Say $c$ is a positive integer and $d$ an integer. We'll also suppose that $0 \leq d < c$ (if it isn't, we can multiply the generating function by some appropriate power of $x$ and then it will be).
Let $B_{c,d}(x)=\sum_{n=0}^\infty a_{cn+d} x^n$, and let $\omega$ be a $c^{\rm th}$ root of unity. Then, if $0 \leq k < c$, we have $$A(\omega^k x) = \sum_{n=0}^\infty \omega^{nk} a_n x^n = \sum_{n=0}^\infty \sum_{d=0}^{c-1} \omega^{kd} a_{cn+d} x^{cn+d} \, ;$$ after switching the order of summation, this becomes $$A(\omega^k x)=\sum_{d=0}^{c-1} \omega^{kd} x^d B_{c,d}(x^c) \, .$$
This gives us $c$ linear equations in the $c$ unknowns $x^dB_{c,d}(x^c)$, which we can solve.
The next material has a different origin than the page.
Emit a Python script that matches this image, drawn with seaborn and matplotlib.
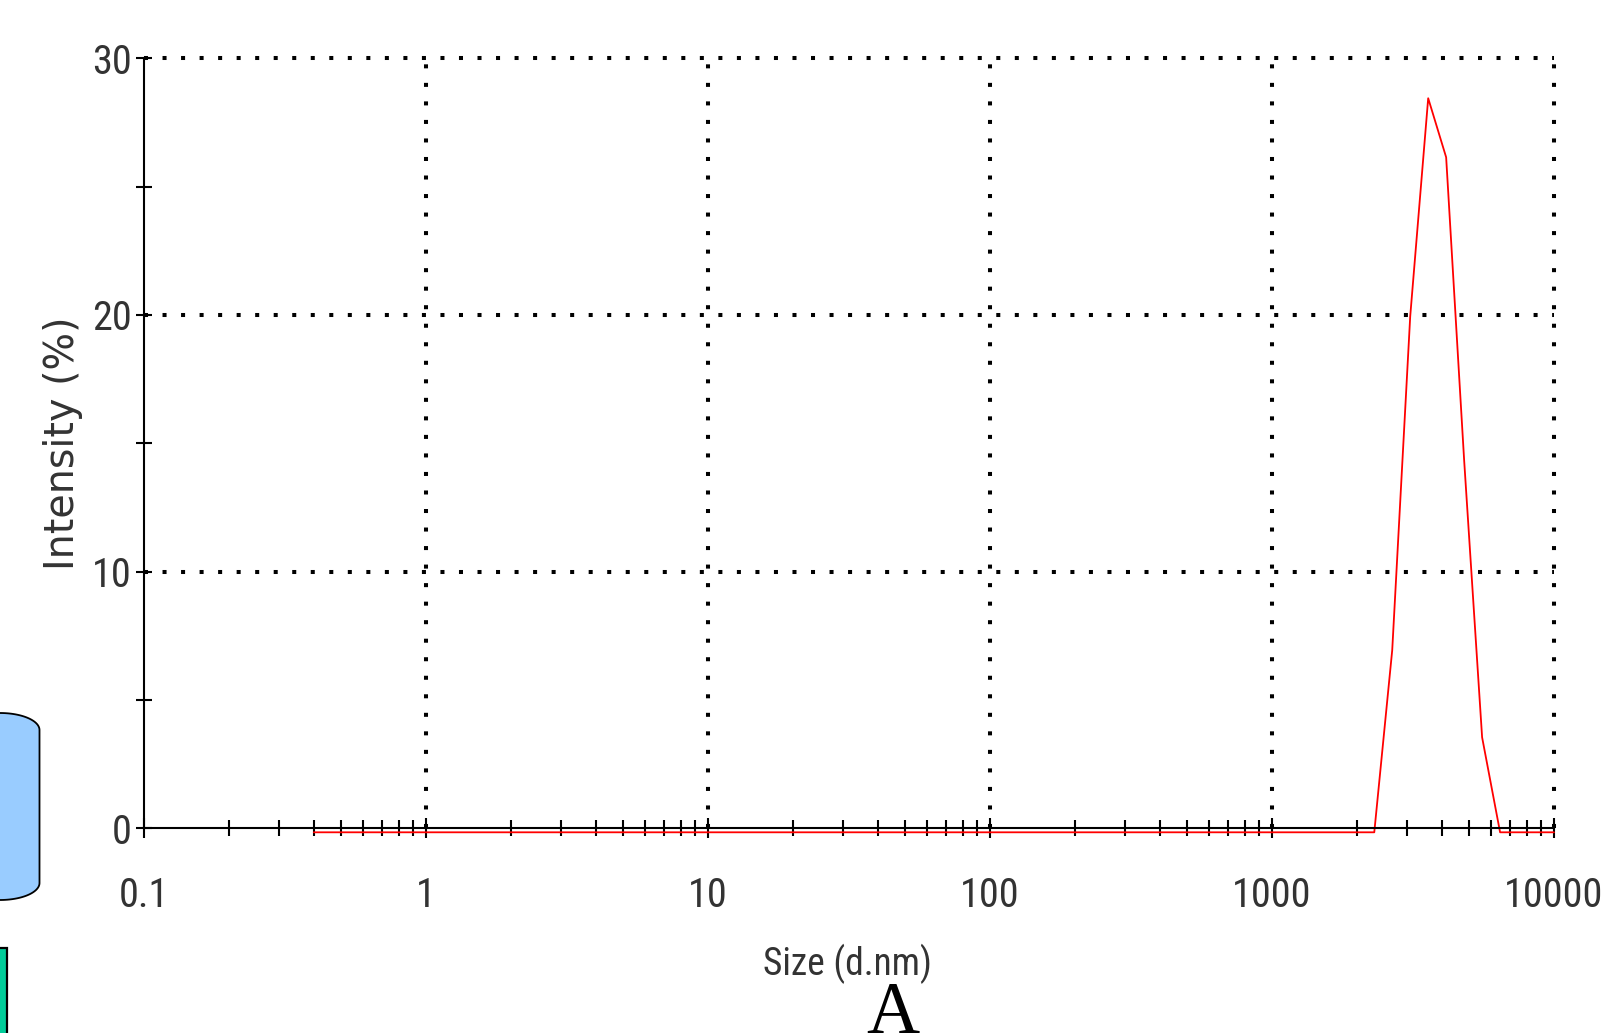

To make this solution easier, you can notice that these equations are saying $\{A(w^k x)\}_k$ is the discrete Fourier transform of $\{x^dB_{c,d}(x^c)\}_d$. By the formula for the inverse discrete Fourier transform, it follows that $$x^dB_{c,d}(x^c)=\frac{1}{c}\sum_{k=0}^{c-1} \omega^{k(c-d)} A(\omega^k x)$$ and so $$B_{c,d}(x)= \frac{1}{c x^{d/c}} \sum_{k=0}^{c-1} \omega^{k(c-d)} A(\omega^k x^{1/c}) \, .$$
Note that, since we're taking $c^{\rm th}$ roots, this last equation will definitely hold formally (in the ring $\Bbb{C}[[x^{1/c}]]$), but if you want it to hold analytically on some domain in $\Bbb{C}$ you'll probably have to be really careful about choosing branches of $x^{1/c}$ correctly.